Se fue de Euskaltel dolido. Con la rabia que ya apenas contiene el llanto. Cuando la impotencia punza más que la rotura de un hueso. Pero Caja Rural llamó a su puerta. Le rescató en un bote antes de que el navío vasco naufragara el año siguiente. Con el equipo navarro aprendió lo que nunca había estudiado. A ganar carreras. Aunque nunca cambió su forma de ver “su ciclismo”: Si ayudas, si aportas, el trabajo está realizado. Sólo se deja una excepción. La que confirma su regla del trabajo bien hecho. La victoria en una lluviosa Vuelta a Asturias. Ahí si gritó. Bramó contra los que le echaron del equipo que quería de niño. Con los que descubrió Paris. Contra los que le pidieron esfuerzos extra ante la ingratitud de una lesión.

“¿Donde andas, Amets?, acuérdate del aperitivo”, reclama Lexuri. Y de las setas. Ya no da tiempo. El recuerdo atrapa más que la rampa más atroz del puerto más duro. Pero antes de irse vuelve a respirar hondo. Y a dejarse llevar. Opta por descalzarse aunque no haga calor.
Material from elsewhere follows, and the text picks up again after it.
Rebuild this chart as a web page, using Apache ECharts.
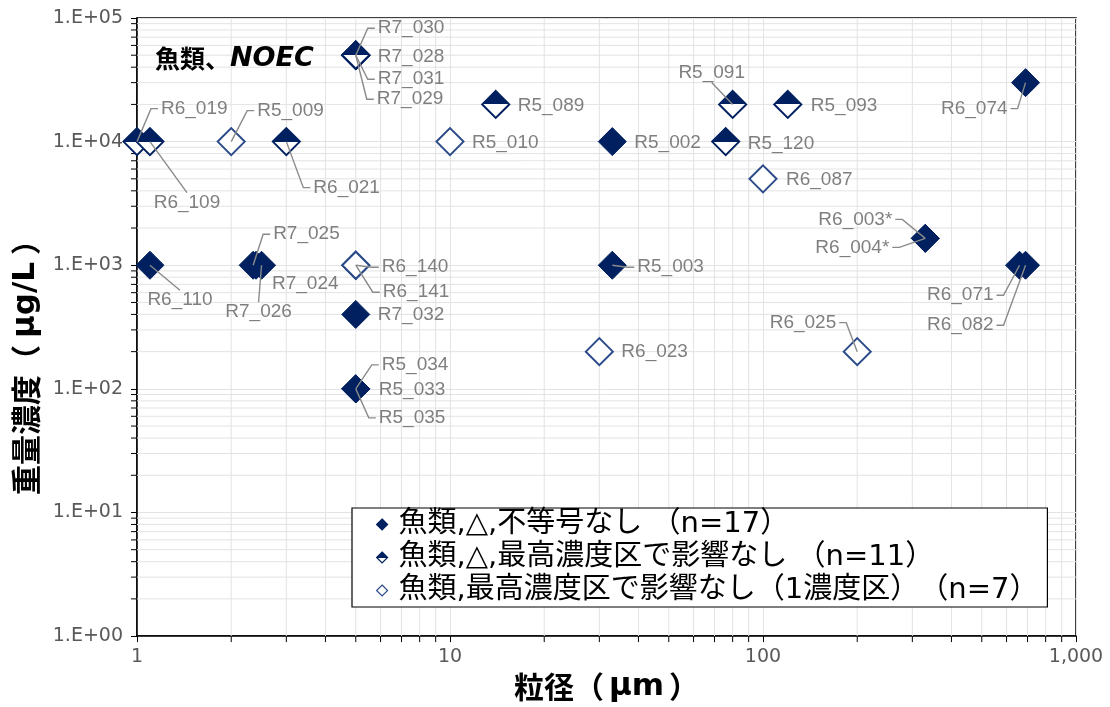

Para sentir la hierba bajo sus pies. Fresca. Firme. Energía de la propia tierra.

Se lo dijo Sven Tuft, su nuevo compañero de habitación en el Orica, en su primera concentración con ellos, en Varese. Ese día se levantó a las 7 de la mañana y vio al canadiense hacer Yoga en calzoncillos en plena terraza. Sin percatarse del frio. Venía de bañarse en el lago minutos antes. Un gélido despertar que sólo ha podido comprender ahora. Cuando la multiculturalidad de su nuevo equipo australiano le ha enseñado a comprender que en la diversidad está el equilibrio. En entender todo de todos. En que todo el día criticamos y no sentimos. Que cuando apareció Simon Guerrans por la puerta del Hotel de concentración del equipo, en Sudáfrica, tras ganar el Tour Down Under, sin apenas dormir, le apeteció irse al gimnasio a las 6 de la mañana. En vez de gruñirle por haberle despertado, se unió a él.

Eso sí, ojalá Lexuri tenga la misma comprensión hacia él cuando llegue media hora tarde al vermut. Habían quedado con los amigos, los de toda la vida. Tiene una caminata de vuelta para inventar una excusa. Una tarde de pareja frente a la isla de San Nicolás ayudará. El resto lo pondrá su sonrisa humilde.